I recently got the chance to talk to Doug DeBeech about his role in ‘The Bling Ring’. Here, Doug talks about how he got involved in the project and what it was like working with the cast and crew on-set…

MV5BMTMzMjE0NzQ1OV5BMl5BanBnXkFtZTcwOTU1NzU0Nw@@._V1._SY314_CR20,0,214,314_Hey Doug. Thanks for taking the time out to talk to me about your new film, ‘The Bling Ring’.

My pleasure, Matt.

What’s the general plotline surrounding the film? 

The film is about a group of teenagers residing in Los Angeles who use social networking as a means to locate celebrities whereabouts. Once they are able to confirm said celebrity is no longer in the State they locate their address and break in to their home. The interesting part is that this is less of a heist story and more of a thirst for fame story – and the need to burst through any obstacles to achieve it.

Tell us a bit about the character you play in the movie…

My character’s name is “Adam”.  I play Emma Watson’s attorney in the film.

How did you get involved in the project in the first place? 

I received a call from my management team telling me I had an audition for the new Sofia Coppola film. There was very little information about the project available at that time so we really didn’t know what we were going in for. The next day I was told I had a call-back with Sofia Coppola. I vividly remember entering that small room that day. The amazing casting directors from Bright/Daniels casting were there along with Executive Producer Fred Roos and Ms. Coppola herself. Several actors were called back for this small featured role so I knew I had to take a leap in order to stand out from the pack. That being said, I delivered the lines provided to me and then jumped off script for improvisation. When I finished the audition Ms. Coppola leaned in and said “I really liked your dialogue”. I patted my heart, thanked her and went to my car and cried. There was such a sense of vulnerability in that room for me. I really let myself go – which is not an easy task knowing so little about the role. Hours later my manager, Eric, called me and told me we got the job. To say I was a fan of Sofia Coppola’s work is an understatement – having the chance to work under her direction is something I will cherish for a lifetime.

How would you say this film is different and unique?

Here’s the thing about this movie that I am so taken by – Ms. Coppola’s approach. The story appears, on the on-set, to almost glorify what these kids are doing. However, as the film unravels you begin to realize that Ms. Coppola chooses not to voice her opinion of whether she condemns or condones these actions. Instead she uses the camera to geniusly haunt the audience in shots where she lets action linger for so long it creates an air of discomfort for the viewer. This is very clever film making. Perhaps her opinion lies in the shots she uses? That’s up to the viewers interpretation. Either way, I found this film more haunting than anything else. And I loved every second of that.

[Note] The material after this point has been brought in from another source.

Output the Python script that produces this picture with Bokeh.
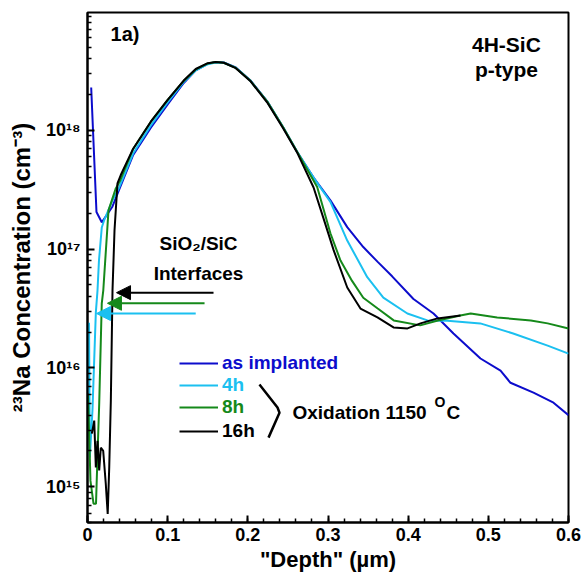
from bokeh.plotting import figure
from bokeh.models import (FixedTicker, Label, Arrow, NormalHead, Legend, LegendItem, Range1d)
from bokeh.embed import file_html
from bokeh.resources import INLINE

# ---------------- data ----------------
depth_implanted = [0.0046, 0.0112, 0.0178, 0.0308, 0.039, 0.057, 0.079, 0.100, 0.120, 0.135, 0.150,
                   0.160, 0.170, 0.185, 0.203, 0.224, 0.244, 0.262, 0.282, 0.303, 0.324, 0.344,
                   0.362, 0.380, 0.4066, 0.4316, 0.4565, 0.4902, 0.5152, 0.5276, 0.5563, 0.5813, 0.600]
conc_implanted = [2.29e18, 2.05e17, 1.68e17, 2.26e17, 3.1e17, 6.2e17, 1.05e18, 1.65e18, 2.5e18, 3.2e18, 3.62e18,
                  3.75e18, 3.72e18, 3.38e18, 2.64e18, 1.76e18, 1.06e18, 6.5e17, 4.0e17, 2.57e17, 1.53e17, 1.04e17,
                  7.8e16, 5.9e16, 3.8e16, 2.87e16, 1.95e16, 1.2e16, 9.5e15, 7.5e15, 6.2e15, 5.1e15, 4.0e15]

depth_4h = [0.0019, 0.0029, 0.0062, 0.0104, 0.0125, 0.0143, 0.0178, 0.0208, 0.0312, 0.0395, 0.057, 0.079,
            0.100, 0.120, 0.135, 0.150, 0.160, 0.170, 0.185, 0.203, 0.224, 0.244, 0.262, 0.282, 0.303,
            0.324, 0.349, 0.369, 0.399, 0.424, 0.449, 0.490, 0.531, 0.574, 0.600]
conc_4h = [2.4e16, 1.76e15, 4.4e15, 2.93e16, 4.5e16, 8.0e16, 1.52e17, 1.75e17, 2.57e17, 3.3e17, 6.4e17, 1.1e18,
           1.72e18, 2.55e18, 3.2e18, 3.6e18, 3.72e18, 3.7e18, 3.36e18, 2.62e18, 1.75e18, 1.06e18, 6.5e17, 4.0e17, 2.5e17,
           1.18e17, 5.8e16, 3.9e16, 2.87e16, 2.51e16, 2.5e16, 2.37e16, 1.95e16, 1.54e16, 1.32e16]

depth_8h = [0.0006, 0.0037, 0.0075, 0.0106, 0.0128, 0.0146, 0.0178, 0.0197, 0.0262, 0.0353, 0.041, 0.057,
            0.079, 0.100, 0.120, 0.135, 0.150, 0.160, 0.170, 0.185, 0.203, 0.224, 0.244, 0.262, 0.2865,
            0.303, 0.3156, 0.330, 0.344, 0.362, 0.382, 0.415, 0.437, 0.465, 0.478, 0.511, 0.553, 0.574, 0.600]
conc_8h = [6.1e15, 1.12e15, 7.2e14, 7.2e14, 2.13e15, 5.0e15, 3.5e16, 4.5e16, 2.12e17, 3.24e17, 3.8e17, 7.0e17,
           1.18e18, 1.8e18, 2.6e18, 3.25e18, 3.65e18, 3.75e18, 3.7e18, 3.35e18, 2.62e18, 1.75e18, 1.06e18, 6.5e17, 3.33e17,
           1.36e17, 8.0e16, 5.4e16, 3.9e16, 3.16e16, 2.51e16, 2.28e16, 2.51e16, 2.76e16, 2.87e16, 2.66e16, 2.51e16, 2.37e16, 2.15e16]

depth_16h = [0.0054, 0.0084, 0.0104, 0.0125, 0.0146, 0.0166, 0.0196, 0.0228, 0.0252, 0.0271, 0.0291, 0.0312,
             0.0337, 0.0374, 0.0415, 0.057, 0.079, 0.100, 0.120, 0.135, 0.150, 0.160, 0.170, 0.185, 0.203,
             0.224, 0.244, 0.262, 0.282, 0.294, 0.307, 0.324, 0.3405, 0.3617, 0.3817, 0.3992, 0.4154, 0.4366, 0.4653]
conc_16h = [2.8e15, 3.6e15, 1.45e15, 2.44e15, 1.37e15, 2.13e15, 2.0e15, 1.06e15, 5.9e14, 1.45e15, 5.3e15, 4.5e16,
            1.44e17, 3.57e17, 4.2e17, 7.0e17, 1.18e18, 1.8e18, 2.62e18, 3.28e18, 3.67e18, 3.76e18, 3.7e18, 3.33e18, 2.6e18,
            1.72e18, 1.04e18, 6.4e17, 3.3e17, 1.85e17, 9.8e16, 4.75e16, 3.16e16, 2.66e16, 2.19e16, 2.15e16, 2.37e16, 2.61e16, 2.76e16]

series_labels = ["as implanted", "4h", "8h", "16h"]
series_colors = ["#0c0ccc", "#1bc0f0", "#15891a", "#000000"]

x_ticks = [0, 0.1, 0.2, 0.3, 0.4, 0.5, 0.6]
x_tick_labels = ["0", "0.1", "0.2", "0.3", "0.4", "0.5", "0.6"]
y_ticks = [1e15, 1e16, 1e17, 1e18]
y_tick_labels = ["10\u00b9\u2075", "10\u00b9\u2076", "10\u00b9\u2077", "10\u00b9\u2078"]

# interface arrows (tail x, head x, y) : 16h, 8h, 4h
arrow_x_tail = [0.1572, 0.146, 0.135]
arrow_x_head = [0.0362, 0.0249, 0.0112]
arrow_y = [4.3e16, 3.5e16, 2.87e16]
arrow_colors = ["#000000", "#15891a", "#1bc0f0"]

# brace next to the legend
brace_x = [0.2145, 0.2370, 0.2395, 0.2258]
brace_y = [7.24e15, 4.64e15, 4.2e15, 2.59e15]

FONT = "Liberation Sans"

p = figure(width=587, height=576, y_axis_type="log",
           x_range=Range1d(0, 0.6), y_range=Range1d(5e14, 9.8e18),
           output_backend="svg", toolbar_location=None,
           min_border_left=87, min_border_right=19, min_border_top=12, min_border_bottom=54)
p.grid.visible = False
p.background_fill_color = "white"
p.border_fill_color = "white"
p.outline_line_color = "black"
p.outline_line_width = 2

renderers = []
for xs, ys, col in zip([depth_implanted, depth_4h, depth_8h, depth_16h],
                       [conc_implanted, conc_4h, conc_8h, conc_16h], series_colors):
    renderers.append(p.line(xs, ys, line_color=col, line_width=2))

# axes
for ax in (p.xaxis[0], p.yaxis[0]):
    ax.axis_line_width = 2
    ax.major_tick_line_width = 2
    ax.minor_tick_line_width = 1.5
    ax.major_tick_in = 7
    ax.major_tick_out = 0
    ax.minor_tick_in = 4
    ax.minor_tick_out = 0
    ax.major_label_text_font = FONT
    ax.major_label_text_font_style = "bold"
    ax.major_label_text_font_size = "18px"
    ax.major_label_text_color = "black"
    ax.axis_label_text_font = FONT
    ax.axis_label_text_font_style = "bold"
    ax.axis_label_text_color = "black"

p.xaxis.ticker = FixedTicker(ticks=x_ticks,
                             minor_ticks=[i * 0.02 for i in range(31)])
p.xaxis.major_label_overrides = dict(zip(x_ticks, x_tick_labels))
p.xaxis.axis_label = "\"Depth\" (\u00b5m)"
p.xaxis.axis_label_text_font_size = "22px"
p.xaxis.major_label_standoff = 5
p.xaxis.axis_label_standoff = 3

y_minor = [m * 10 ** e for e in range(14, 19) for m in range(2, 10)]
p.yaxis.ticker = FixedTicker(ticks=y_ticks, minor_ticks=y_minor)
p.yaxis.major_label_overrides = dict(zip(y_ticks, y_tick_labels))
p.yaxis.axis_label = "\u00b2\u00b3Na Concentration (cm\u207b\u00b3)"
p.yaxis.axis_label_text_font_size = "24px"
p.yaxis.major_label_standoff = 7
p.yaxis.axis_label_standoff = 8

# legends (one per series so label colours match)
legend_offsets = [148, 126, 104, 80]
for r, lab, col, yo in zip(renderers, series_labels, series_colors, legend_offsets):
    lg = Legend(items=[LegendItem(label=lab, renderers=[r])], location=(92, yo),
                label_text_color=col, label_text_font=FONT, label_text_font_style="bold",
                label_text_font_size="19px", glyph_width=39, glyph_height=20, label_height=20,
                label_standoff=4, padding=0, margin=0, spacing=0,
                border_line_color=None, background_fill_alpha=0)
    p.add_layout(lg)

# brace and oxidation text
p.line(brace_x, brace_y, line_color="black", line_width=2.5)

def lbl(x, y, text, size="19px", align="left", baseline="middle", color="black"):
    p.add_layout(Label(x=x, y=y, text=text, text_font=FONT, text_font_style="bold",
                       text_font_size=size, text_align=align, text_baseline=baseline,
                       text_color=color))

lbl(0.2557, 4.2e15, "Oxidation 1150")
lbl(0.4328, 5.2e15, "O", size="14px")
lbl(0.4478, 4.2e15, "C")

# interface arrows
for xt, xh, yy, col in zip(arrow_x_tail, arrow_x_head, arrow_y, arrow_colors):
    p.add_layout(Arrow(x_start=xt, y_start=yy, x_end=xh, y_end=yy, line_color=col, line_width=2,
                       end=NormalHead(size=14, fill_color=col, line_color=col)))

lbl(0.1385, 1.12e17, "SiO\u2082/SiC", align="center")
lbl(0.1385, 6.2e16, "Interfaces", align="center")
lbl(0.0287, 6.4e18, "1a)", size="20px")
lbl(0.5226, 5.3e18, "4H-SiC", size="21px", align="center")
lbl(0.5226, 3.25e18, "p-type", size="21px", align="center")

open("out.html", "w").write(file_html(p, INLINE))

The film stars Katie Chang, Israel Broussard, Emma Watson, Claire Julien, Taissa Farmiga, Georgia Rock, Leslie Mann, Carlos Miranda, Gavin Rossdale and Stacy Edwards – with Sofia Coppola onboard as director – what was it like working with the cast and crew on-set? Any good anecdotes?

They were all so amazing. When I’m hired on new projects I often approach the work as an extension of my acting education. To watch this level of talent in action was breathtaking. I learned so much. Leslie Mann, in her silence, can have you on the floor laughing. She’s a force. So talented. Emma Watson is as brilliant in real life as she is on-screen. She’s a charming young lady who is fascinating to watch work. Sofia Coppola is so embracing to the actor. She creates such a warm easy-going atmosphere to work in its amazing. Such an honour to be a part of.

Let’s talk a bit about you Doug. What made you want to get into the acting industry in the first place?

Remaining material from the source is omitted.